This is an archival story that predates current editorial management.
This archival content was written, edited, and published prior to LAist's acquisition by its current owner, Southern California Public Radio ("SCPR"). Content, such as language choice and subject matter, in archival articles therefore may not align with SCPR's current editorial standards. To learn more about those standards and why we make this distinction, please click here.
Testicular Cancer Survivor Sues WeHo Clinic After Finding Out They Destroyed His Sperm
A fertility center in West Hollywood is being sued by a man and his wife who say the clinic mistakenly destroyed the sperm he had deposited after being diagnosed with testicular cancer. Now, he may never have biological children. Justin Hollman and Kristin Bruun-Andersen filed suit today against Dr. Peyman Sadaat and the Reproductive Fertility Center for negligent infliction of emotional distress, breach of contract and a loss of consortium, City News Service reports.
In the suit, Hollman says he was diagnosed with testicular cancer in 1991. He was 20 at the time, so his doctor suggested storing some of his sperm so that he would have the option of conceiving biological children later in life. Hollman deposited five vials at the Tyler Medical Clinic, which later became the Reproductive Fertility Center. He then underwent surgery for the removal of his left testicle and a tumor behind his stomach, as well as chemotherapy. After the chemotherapy, he was declared cancer-free.
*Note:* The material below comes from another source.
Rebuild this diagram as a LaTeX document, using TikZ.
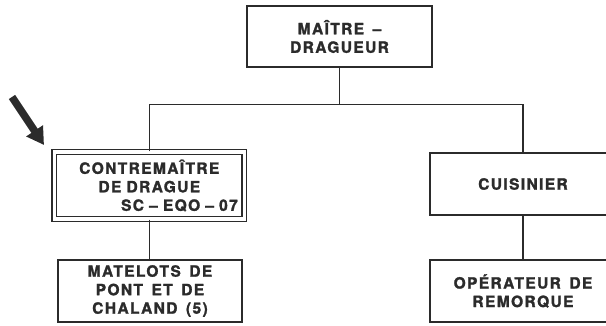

Hollman married Bruun-Andersen in 2005. Throughout their relationship, both were under the assumption that they could use the sperm to conceive children via in vitro fertilization, and Hollman continued to pay for its storage. In 2013, they decided to have children.
Hollman went to the Reproductive Fertility Clinic to have the vials transferred to Bruun-Andersen's fertility doctor, only to be given paperwork that would have given the clinic permission to destroy his sperm. Hollman did not sign the papers, but instead asked speak instead to a doctor. He was called later by Saadat, who told Hollman that his samples had been mistakenly destroyed a few weeks prior. Saadat suggested that Hollman undergo surgery to recover more sperm, but it was unsuccessful as Hollman's remaining testis contained an abnormally low amount. Three embryos were created, but none survived.
The amount Hollman and Bruun-Andersen are seeking is unspecified.